I have an ordered list of 3D points P1, ..., Pn that compose the vertices of a polygon. It is NOT assumed that the polygon is planar.
I need to determine whether a 3D point P is contained in the polygon (either on one of the edges or inside). Is it mathematically correct to proceed as follows?
- Every sequence of 3 consecutive points Pi-1, Pi, Pi+1 define a planar triangle. I can use, e.g., the method described in Check whether a point is within a 3D Triangle to determine whether the point is in in the triangle.
- A point P is contained in the polygon if it is contained in one of the triangles composing the polygon.
Corollary questions: If the above method is correct
- Are there more efficient ways to compute this?
- Can the above method be used to compute the area of the polygon? In other words, is the area of the polygon equal to the sum of the areas of the composing triangles?
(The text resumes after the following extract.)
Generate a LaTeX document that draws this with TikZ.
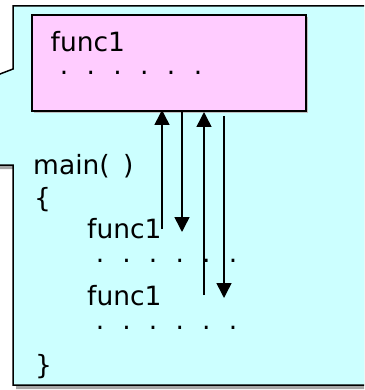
\documentclass[tikz,border=0pt]{standalone}
\usepackage{fontspec}
\setmainfont{DejaVu Sans}
\usetikzlibrary{arrows.meta}
\usetikzlibrary{shadows}
\definecolor{callcyan}{HTML}{CCFFFF}
\definecolor{callpink}{HTML}{FFCCFF}
\tikzset{
 code/.style={font=\fontsize{26.5}{30}\selectfont, inner sep=0, anchor=base west},
 dot/.style={font=\fontsize{26.5}{30}\selectfont, inner sep=0},
 flow/.style={line width=1.5pt, -{Triangle[length=15pt,width=15pt]}},
}

\begin{document}
\begin{tikzpicture}[x=1pt,y=-1pt]
\useasboundingbox (0,0) rectangle (364,390);
\clip (0,0) rectangle (364,390);
% callout body
\draw[line width=1.5pt, fill=callcyan, drop shadow={shadow xshift=3pt,shadow yshift=-4pt,fill=gray!70,opacity=1}]
 (13,6) -- (400,6) -- (400,385) -- (13,385) -- (13,165) -- (-100,165) -- (-100,112.5) -- (13,69) -- cycle;
% called function
\node[draw, line width=2pt, fill=callpink, minimum width=274pt, minimum height=96pt, inner sep=0,
 drop shadow={shadow xshift=2pt,shadow yshift=-2pt,fill=gray!50,opacity=1}] (fn) at (169,63) {};
\node[code] (fname) at (50.5,52) {func1};
\foreach \i in {0,...,5} \node[dot] (fdot\i) at (64+26.8*\i,73) {.};
% caller
\node[code] (mainname) at (33,174) {main(\kern2pt\ \kern3pt)};
\node[code] (lbrace) at (34,207) {\{};
\node[code] (call1) at (87,238) {func1};
\foreach \i in {0,...,5} \node[dot] (cdot\i) at (100+26.6*\i,261) {.};
\node[code] (call2) at (87,305) {func1};
\foreach \i in {0,...,5} \node[dot] (edot\i) at (100+26.6*\i,328) {.};
\node[code] (rbrace) at (35,374) {\}};
% calls and returns
\coordinate (go1) at (162,229);
\coordinate (back1) at (182,232);
\coordinate (go2) at (204,295);
\coordinate (back2) at (224,298);
\draw[flow] (go1) -- ([yshift=2pt]go1 |- fn.south);
\draw[flow] (back1 |- fn.south) -- (back1);
\draw[flow] (go2) -- (go2 |- fn.south);
\draw[flow] ([yshift=-4pt]back2 |- fn.south) -- (back2);
\end{tikzpicture}
\end{document}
Theoretically, the term "non-planar polygon" itself is confusing since the word "polygon" already implies it is planar. I am going to assume that you actually meant that the polygon does not lie on the x-y plane but in the 3D space.
To check whether a 3D point lies in a planar polygon in the 3D space, the easiest way is to transform all polygon vertices and the 3D point to the coordinate system of the plane where the polygon lies. If the transformed 3D point still have a z value, then it is off the plane and will not be "contained" by the polygon. If the transformed 3D point lies on the plane, then you can check whether it lies within the polygon easily (see answer to this question)
BTW, your proposed method that checks whether the point lies in the triangle formed by 3 consecutive vertices of the polygon will not work when the polygon is non-convex.